Show every line in the records below that contains the word "this".
╭─ SOURCE MATERIAL
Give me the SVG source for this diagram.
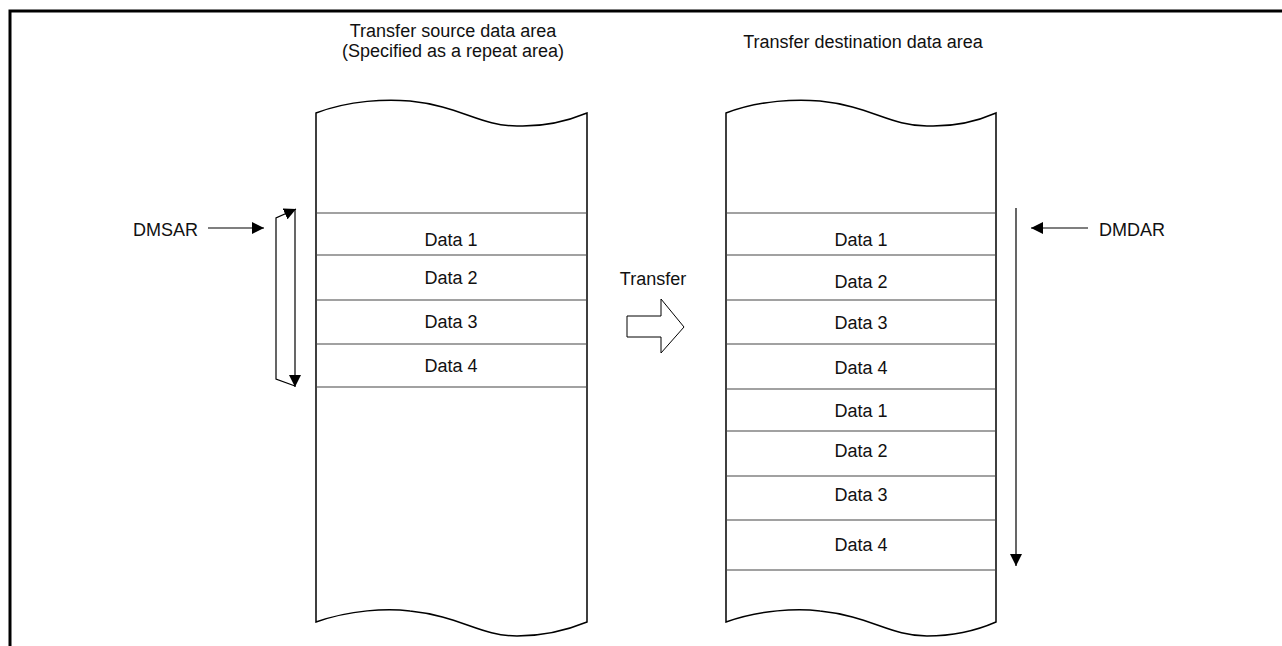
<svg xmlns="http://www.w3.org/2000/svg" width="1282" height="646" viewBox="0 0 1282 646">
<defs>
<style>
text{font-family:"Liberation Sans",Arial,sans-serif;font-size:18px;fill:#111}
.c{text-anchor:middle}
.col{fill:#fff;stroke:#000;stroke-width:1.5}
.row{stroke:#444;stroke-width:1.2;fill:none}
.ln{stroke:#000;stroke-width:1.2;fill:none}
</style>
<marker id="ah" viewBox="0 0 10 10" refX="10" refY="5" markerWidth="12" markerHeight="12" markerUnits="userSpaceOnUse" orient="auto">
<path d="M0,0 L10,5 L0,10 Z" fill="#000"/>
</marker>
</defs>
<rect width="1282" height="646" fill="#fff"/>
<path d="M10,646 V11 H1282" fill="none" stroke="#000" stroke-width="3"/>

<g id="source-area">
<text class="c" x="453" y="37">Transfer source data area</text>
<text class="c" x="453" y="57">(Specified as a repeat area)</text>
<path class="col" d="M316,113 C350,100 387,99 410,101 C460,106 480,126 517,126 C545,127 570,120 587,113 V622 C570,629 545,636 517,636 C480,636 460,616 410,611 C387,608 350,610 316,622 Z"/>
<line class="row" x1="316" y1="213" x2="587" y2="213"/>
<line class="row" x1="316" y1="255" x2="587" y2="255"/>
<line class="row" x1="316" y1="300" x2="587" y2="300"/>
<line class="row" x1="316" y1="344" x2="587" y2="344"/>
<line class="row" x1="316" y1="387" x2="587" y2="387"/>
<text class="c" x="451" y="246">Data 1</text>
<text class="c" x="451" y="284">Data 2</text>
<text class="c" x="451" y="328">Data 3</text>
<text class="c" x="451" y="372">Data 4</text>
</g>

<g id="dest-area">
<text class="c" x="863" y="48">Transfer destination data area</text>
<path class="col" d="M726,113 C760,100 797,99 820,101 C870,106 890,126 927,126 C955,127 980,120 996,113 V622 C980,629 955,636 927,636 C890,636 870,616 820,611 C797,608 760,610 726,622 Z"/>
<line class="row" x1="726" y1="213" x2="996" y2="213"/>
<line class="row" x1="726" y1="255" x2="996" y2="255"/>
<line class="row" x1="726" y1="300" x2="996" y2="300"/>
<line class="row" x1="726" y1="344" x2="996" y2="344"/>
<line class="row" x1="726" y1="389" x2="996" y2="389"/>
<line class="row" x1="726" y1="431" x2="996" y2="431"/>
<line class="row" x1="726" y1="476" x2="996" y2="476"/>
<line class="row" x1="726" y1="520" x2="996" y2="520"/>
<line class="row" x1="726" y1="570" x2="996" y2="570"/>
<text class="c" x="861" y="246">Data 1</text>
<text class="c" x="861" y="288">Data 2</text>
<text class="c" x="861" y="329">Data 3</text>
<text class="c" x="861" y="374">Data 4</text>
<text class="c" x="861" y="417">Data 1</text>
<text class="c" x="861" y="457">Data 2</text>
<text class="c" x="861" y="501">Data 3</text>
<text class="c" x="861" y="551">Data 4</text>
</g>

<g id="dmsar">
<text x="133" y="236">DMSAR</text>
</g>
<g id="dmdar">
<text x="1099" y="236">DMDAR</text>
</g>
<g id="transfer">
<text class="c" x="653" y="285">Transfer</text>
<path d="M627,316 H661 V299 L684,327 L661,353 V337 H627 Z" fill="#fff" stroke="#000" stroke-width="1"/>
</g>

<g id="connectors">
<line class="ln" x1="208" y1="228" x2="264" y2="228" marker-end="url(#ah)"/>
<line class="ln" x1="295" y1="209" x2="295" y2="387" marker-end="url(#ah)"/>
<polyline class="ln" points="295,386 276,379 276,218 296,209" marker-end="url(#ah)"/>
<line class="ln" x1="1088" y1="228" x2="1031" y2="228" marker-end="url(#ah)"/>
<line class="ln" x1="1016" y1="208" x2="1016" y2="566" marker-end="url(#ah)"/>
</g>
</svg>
╰─
╭─ SOURCE MATERIAL
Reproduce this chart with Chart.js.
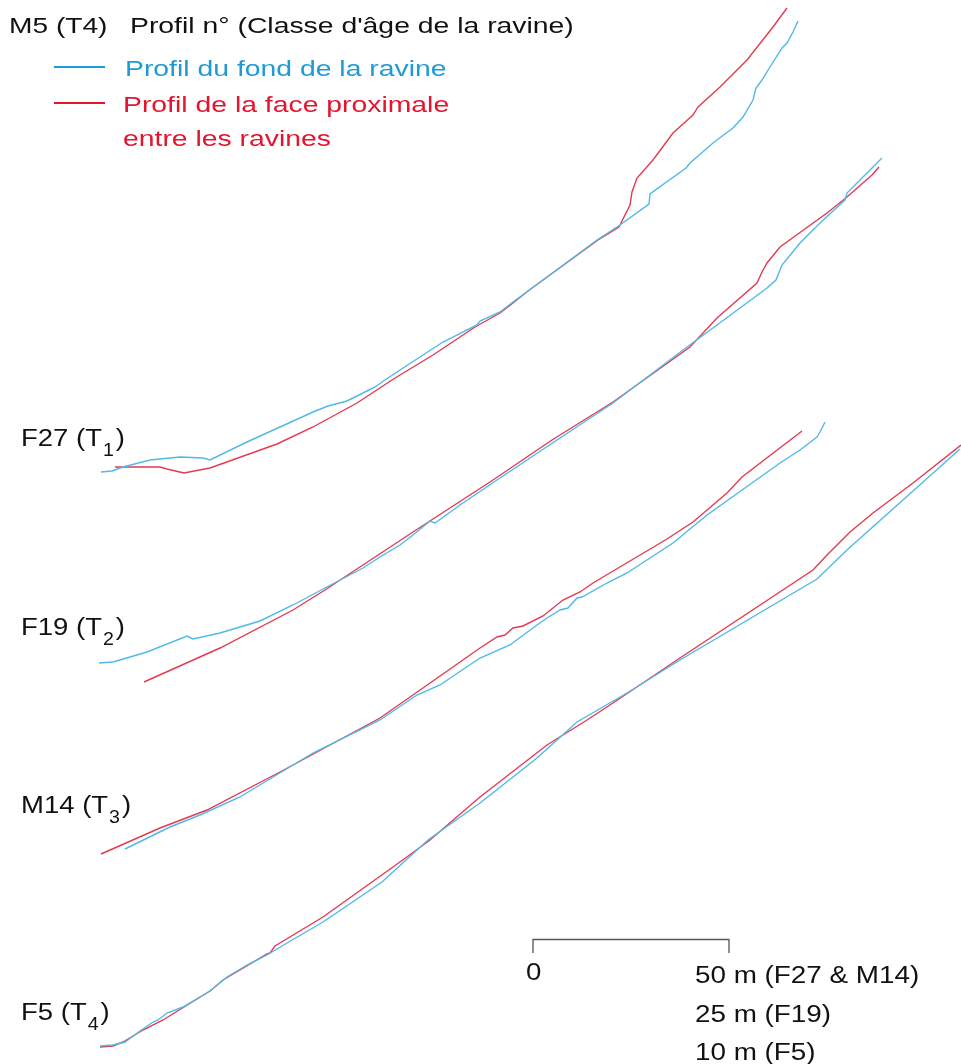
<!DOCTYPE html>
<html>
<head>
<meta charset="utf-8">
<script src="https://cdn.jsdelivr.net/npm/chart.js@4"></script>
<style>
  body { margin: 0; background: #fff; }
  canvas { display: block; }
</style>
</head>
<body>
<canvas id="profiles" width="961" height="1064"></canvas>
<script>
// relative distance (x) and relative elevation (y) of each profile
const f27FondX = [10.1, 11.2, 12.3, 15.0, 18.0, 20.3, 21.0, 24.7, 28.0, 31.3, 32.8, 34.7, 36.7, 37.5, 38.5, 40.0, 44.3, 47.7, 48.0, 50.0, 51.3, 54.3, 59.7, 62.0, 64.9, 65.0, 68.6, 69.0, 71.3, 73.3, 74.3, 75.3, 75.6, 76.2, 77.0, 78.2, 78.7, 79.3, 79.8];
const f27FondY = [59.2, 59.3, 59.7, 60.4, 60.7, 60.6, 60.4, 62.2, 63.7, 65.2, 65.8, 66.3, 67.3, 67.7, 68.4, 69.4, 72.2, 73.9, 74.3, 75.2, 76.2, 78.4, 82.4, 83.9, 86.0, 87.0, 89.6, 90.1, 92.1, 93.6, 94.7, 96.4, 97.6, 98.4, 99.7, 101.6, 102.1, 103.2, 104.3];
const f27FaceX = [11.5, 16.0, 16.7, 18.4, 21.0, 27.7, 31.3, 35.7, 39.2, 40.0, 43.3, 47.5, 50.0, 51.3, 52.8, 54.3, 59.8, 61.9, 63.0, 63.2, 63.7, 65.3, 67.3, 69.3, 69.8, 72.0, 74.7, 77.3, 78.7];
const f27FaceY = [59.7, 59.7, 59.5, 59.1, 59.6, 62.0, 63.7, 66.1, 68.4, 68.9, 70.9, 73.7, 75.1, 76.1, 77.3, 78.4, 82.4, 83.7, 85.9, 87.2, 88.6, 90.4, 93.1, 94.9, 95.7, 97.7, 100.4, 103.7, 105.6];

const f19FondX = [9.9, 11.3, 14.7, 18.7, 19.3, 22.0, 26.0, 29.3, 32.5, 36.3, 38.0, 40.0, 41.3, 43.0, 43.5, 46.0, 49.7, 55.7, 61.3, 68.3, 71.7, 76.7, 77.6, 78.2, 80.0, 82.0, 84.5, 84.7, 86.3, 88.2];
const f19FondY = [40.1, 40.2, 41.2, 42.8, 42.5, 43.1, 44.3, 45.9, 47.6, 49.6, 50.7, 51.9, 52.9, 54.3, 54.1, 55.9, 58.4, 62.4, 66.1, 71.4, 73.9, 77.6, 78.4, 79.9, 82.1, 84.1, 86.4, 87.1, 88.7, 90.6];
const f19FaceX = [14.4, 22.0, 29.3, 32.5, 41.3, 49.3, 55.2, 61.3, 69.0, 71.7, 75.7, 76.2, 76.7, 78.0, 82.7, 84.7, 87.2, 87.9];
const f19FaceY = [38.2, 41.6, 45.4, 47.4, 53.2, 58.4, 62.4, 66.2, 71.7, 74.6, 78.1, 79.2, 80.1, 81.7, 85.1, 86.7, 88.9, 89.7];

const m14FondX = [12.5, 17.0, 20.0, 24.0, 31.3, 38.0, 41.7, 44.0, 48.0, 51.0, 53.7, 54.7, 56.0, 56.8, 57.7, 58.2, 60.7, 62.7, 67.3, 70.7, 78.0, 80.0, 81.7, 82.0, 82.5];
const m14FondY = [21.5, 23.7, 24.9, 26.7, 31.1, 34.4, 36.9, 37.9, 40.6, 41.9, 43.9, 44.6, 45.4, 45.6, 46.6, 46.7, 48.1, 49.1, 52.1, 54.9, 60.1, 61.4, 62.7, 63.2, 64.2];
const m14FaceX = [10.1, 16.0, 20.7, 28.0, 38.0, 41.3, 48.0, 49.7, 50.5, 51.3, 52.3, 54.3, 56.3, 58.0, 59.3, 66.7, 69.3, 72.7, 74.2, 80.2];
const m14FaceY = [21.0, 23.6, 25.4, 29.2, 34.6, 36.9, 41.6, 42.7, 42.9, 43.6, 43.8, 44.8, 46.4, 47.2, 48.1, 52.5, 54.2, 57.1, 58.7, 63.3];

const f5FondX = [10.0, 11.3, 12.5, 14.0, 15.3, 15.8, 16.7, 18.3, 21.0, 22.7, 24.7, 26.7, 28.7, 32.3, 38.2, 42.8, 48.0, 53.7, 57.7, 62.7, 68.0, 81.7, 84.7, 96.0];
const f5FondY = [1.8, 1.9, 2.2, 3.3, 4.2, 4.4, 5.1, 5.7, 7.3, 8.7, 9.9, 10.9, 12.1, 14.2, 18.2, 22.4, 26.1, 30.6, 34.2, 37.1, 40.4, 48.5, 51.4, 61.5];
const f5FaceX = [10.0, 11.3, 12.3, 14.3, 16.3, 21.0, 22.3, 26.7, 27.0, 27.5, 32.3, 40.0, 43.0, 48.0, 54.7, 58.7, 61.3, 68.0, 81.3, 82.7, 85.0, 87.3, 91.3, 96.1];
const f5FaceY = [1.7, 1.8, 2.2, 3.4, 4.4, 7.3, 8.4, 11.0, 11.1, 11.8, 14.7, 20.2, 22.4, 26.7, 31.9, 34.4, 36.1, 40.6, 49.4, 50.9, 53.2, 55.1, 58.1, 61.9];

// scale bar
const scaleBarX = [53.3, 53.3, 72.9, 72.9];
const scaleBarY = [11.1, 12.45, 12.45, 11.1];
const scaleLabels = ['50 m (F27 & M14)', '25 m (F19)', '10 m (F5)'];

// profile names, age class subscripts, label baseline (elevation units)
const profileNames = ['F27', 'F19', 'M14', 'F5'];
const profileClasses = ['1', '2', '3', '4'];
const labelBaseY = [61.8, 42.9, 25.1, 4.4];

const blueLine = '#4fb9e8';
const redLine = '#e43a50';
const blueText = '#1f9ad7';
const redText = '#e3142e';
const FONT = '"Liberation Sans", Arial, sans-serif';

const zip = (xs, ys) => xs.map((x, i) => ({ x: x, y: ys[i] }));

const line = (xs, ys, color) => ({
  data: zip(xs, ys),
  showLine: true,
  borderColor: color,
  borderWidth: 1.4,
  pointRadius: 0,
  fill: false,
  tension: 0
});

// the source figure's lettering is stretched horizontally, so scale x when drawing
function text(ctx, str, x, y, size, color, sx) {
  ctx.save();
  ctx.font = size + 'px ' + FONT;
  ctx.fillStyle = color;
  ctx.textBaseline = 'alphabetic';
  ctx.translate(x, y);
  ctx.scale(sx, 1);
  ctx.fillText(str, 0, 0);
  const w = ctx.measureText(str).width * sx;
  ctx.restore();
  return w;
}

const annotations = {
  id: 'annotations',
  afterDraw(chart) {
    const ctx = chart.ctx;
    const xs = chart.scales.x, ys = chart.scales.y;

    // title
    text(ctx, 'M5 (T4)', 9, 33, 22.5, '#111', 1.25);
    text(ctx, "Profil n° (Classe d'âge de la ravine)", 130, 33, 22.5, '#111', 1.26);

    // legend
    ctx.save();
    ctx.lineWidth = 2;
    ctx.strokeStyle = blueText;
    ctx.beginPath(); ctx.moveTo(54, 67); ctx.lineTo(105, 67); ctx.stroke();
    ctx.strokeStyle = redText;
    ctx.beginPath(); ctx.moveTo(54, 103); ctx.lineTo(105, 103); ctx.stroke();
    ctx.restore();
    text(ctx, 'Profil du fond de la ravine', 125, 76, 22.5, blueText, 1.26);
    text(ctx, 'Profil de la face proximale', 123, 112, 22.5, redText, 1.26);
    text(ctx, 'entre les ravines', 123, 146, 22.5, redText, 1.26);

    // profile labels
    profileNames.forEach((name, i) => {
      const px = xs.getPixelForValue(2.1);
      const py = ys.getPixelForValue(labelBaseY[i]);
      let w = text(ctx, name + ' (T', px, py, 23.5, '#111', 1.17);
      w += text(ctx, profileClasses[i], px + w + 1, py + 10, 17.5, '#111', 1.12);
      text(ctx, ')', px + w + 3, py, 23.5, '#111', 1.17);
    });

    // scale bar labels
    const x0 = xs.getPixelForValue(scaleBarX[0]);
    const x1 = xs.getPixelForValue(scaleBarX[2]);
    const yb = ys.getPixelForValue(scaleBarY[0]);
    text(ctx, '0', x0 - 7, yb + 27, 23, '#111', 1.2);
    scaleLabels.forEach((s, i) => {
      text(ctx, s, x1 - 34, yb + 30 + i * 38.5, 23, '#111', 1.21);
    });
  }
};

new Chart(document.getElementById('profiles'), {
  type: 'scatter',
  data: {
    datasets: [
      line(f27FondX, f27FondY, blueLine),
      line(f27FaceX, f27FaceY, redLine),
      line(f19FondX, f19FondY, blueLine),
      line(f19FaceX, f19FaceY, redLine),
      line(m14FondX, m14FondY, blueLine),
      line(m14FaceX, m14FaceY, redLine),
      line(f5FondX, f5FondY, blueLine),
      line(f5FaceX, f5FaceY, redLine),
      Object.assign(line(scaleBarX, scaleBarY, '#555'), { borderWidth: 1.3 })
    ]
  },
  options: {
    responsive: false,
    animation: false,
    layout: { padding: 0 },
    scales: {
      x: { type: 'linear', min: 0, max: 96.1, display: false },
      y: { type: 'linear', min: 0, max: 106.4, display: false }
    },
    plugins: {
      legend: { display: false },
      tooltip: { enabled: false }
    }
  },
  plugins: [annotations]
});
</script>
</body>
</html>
╰─
- **EXERCISE RESPONSE**
Give me the SVG source for this diagram.
Reproduce this chart with Chart.js.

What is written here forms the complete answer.